The Bank of Canada raised the key interest rate to 1.25%, the highest since 2009. This decision wasn’t a surprise to many in the banking industry, but some are divided on whether this will be the only rate hike of the year or if this is the first of what could be a couple more rate hikes to come in 2018. As we commonly say in the Real Estate industry when asked about things that might happen in the future, “I wish I had a crystal ball”, and this saying rings true with interest rates.
This doesn’t mean its time to panic
In the grand scheme of things interest rates are still VERY low, and probably lower than they should be. The reason for the rate hike, according to Stephen Poloz is our economy was running on all cylinders in 2017. There are many factors on the horizon that would affect rate hikes in 2018, most notably the uncertainty around NAFTA and how any negotiations might impact Canada. For this we will have to wait and see but the consensus is that we will still have a strong economy for 2018, although there are some things that could swing the economy in one of two directions.
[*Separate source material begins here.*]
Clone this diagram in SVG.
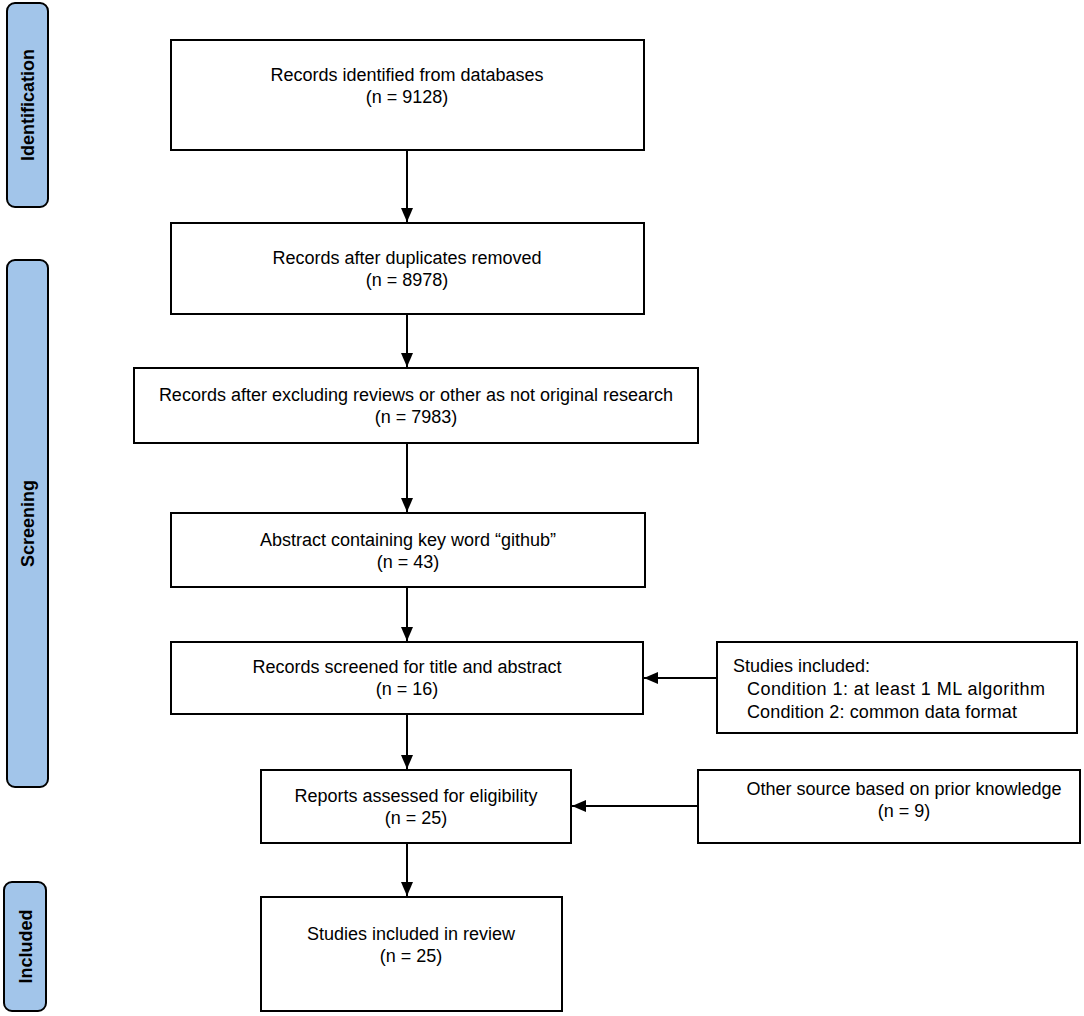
<svg xmlns="http://www.w3.org/2000/svg" width="1084" height="1016" viewBox="0 0 1084 1016">
<style>
.box{fill:#fff;stroke:#000;stroke-width:2}
.side{fill:#a2c5ea;stroke:#000;stroke-width:2}
.t{font-family:"Liberation Sans",Arial,sans-serif;font-size:18px;fill:#000;text-anchor:middle}
.tl{font-family:"Liberation Sans",Arial,sans-serif;font-size:18px;fill:#000}
.lab{font-family:"Liberation Sans",Arial,sans-serif;font-size:18px;font-weight:bold;fill:#000;text-anchor:middle}
.c{stroke:#000;stroke-width:2;fill:none;marker-end:url(#ah)}
</style>
<defs>
<marker id="ah" markerUnits="userSpaceOnUse" markerWidth="14" markerHeight="12" viewBox="0 0 14 12" refX="14" refY="6" orient="auto">
<path d="M0,0 L14,6 L0,12 Z" fill="#000"/>
</marker>
</defs>
<rect width="1084" height="1016" fill="#fff"/>
<g id="phase-identification">
<rect class="side" x="7" y="3" width="41" height="204" rx="8"/>
<text class="lab" transform="translate(33.5,105) rotate(-90)">Identification</text>
</g>
<g id="phase-screening">
<rect class="side" x="7" y="260" width="41" height="527" rx="8"/>
<text class="lab" transform="translate(33.5,523.5) rotate(-90)">Screening</text>
</g>
<g id="phase-included">
<rect class="side" x="4" y="882" width="42" height="129" rx="8"/>
<text class="lab" transform="translate(32,946.5) rotate(-90)">Included</text>
</g>
<g id="n1">
<rect class="box" x="171" y="40" width="473" height="110"/>
<text class="t" x="407" y="81">Records identified from databases</text>
<text class="t" x="407" y="103">(n = 9128)</text>
</g>
<g id="n2">
<rect class="box" x="171" y="223" width="473" height="91"/>
<text class="t" x="407" y="264">Records after duplicates removed</text>
<text class="t" x="407" y="286">(n = 8978)</text>
</g>
<g id="n3">
<rect class="box" x="134" y="368" width="564" height="75"/>
<text class="t" x="416" y="401">Records after excluding reviews or other as not original research</text>
<text class="t" x="416" y="423">(n = 7983)</text>
</g>
<g id="n4">
<rect class="box" x="171" y="513" width="474" height="74"/>
<text class="t" x="408" y="546">Abstract containing key word “github”</text>
<text class="t" x="408" y="568">(n = 43)</text>
</g>
<g id="n5">
<rect class="box" x="171" y="642" width="472" height="72"/>
<text class="t" x="407" y="673">Records screened for title and abstract</text>
<text class="t" x="407" y="695">(n = 16)</text>
</g>
<g id="n6">
<rect class="box" x="717" y="642" width="360" height="91"/>
<text class="tl" x="733" y="672">Studies included:</text>
<text class="tl" x="747" y="695" textLength="298">Condition 1: at least 1 ML algorithm</text>
<text class="tl" x="747" y="718" textLength="270">Condition 2: common data format</text>
</g>
<g id="n7">
<rect class="box" x="261" y="770" width="310" height="73"/>
<text class="t" x="416" y="802">Reports assessed for eligibility</text>
<text class="t" x="416" y="824">(n = 25)</text>
</g>
<g id="n8">
<rect class="box" x="698" y="770" width="382" height="73"/>
<text class="t" x="904" y="795">Other source based on prior knowledge</text>
<text class="t" x="904" y="817">(n = 9)</text>
</g>
<g id="n9">
<rect class="box" x="261" y="897" width="301" height="114"/>
<text class="t" x="411" y="940">Studies included in review</text>
<text class="t" x="411" y="962">(n = 25)</text>
</g>
<g id="connectors">
<line class="c" x1="407" y1="150" x2="407" y2="222"/>
<line class="c" x1="407" y1="314" x2="407" y2="367"/>
<line class="c" x1="407" y1="443" x2="407" y2="512"/>
<line class="c" x1="407" y1="587" x2="407" y2="641"/>
<line class="c" x1="407" y1="714" x2="407" y2="769"/>
<line class="c" x1="407" y1="843" x2="407" y2="896"/>
<line class="c" x1="717" y1="678" x2="644" y2="678"/>
<line class="c" x1="698" y1="806" x2="572" y2="806"/>
</g>
</svg>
What this means for housing…
Now we are back to that crystal ball thing again, haha.
For Buyers, things are still good, rates are low and the crazy bidding war market is behind us. This makes for a perfect time to either get in to the market, move up or downsize. Nobody knows where home prices will go from here, but in my opinion they won’t be going down.
For Sellers, because rates are low it means it will encourage buyers to get into the market and pull the trigger on buying a home.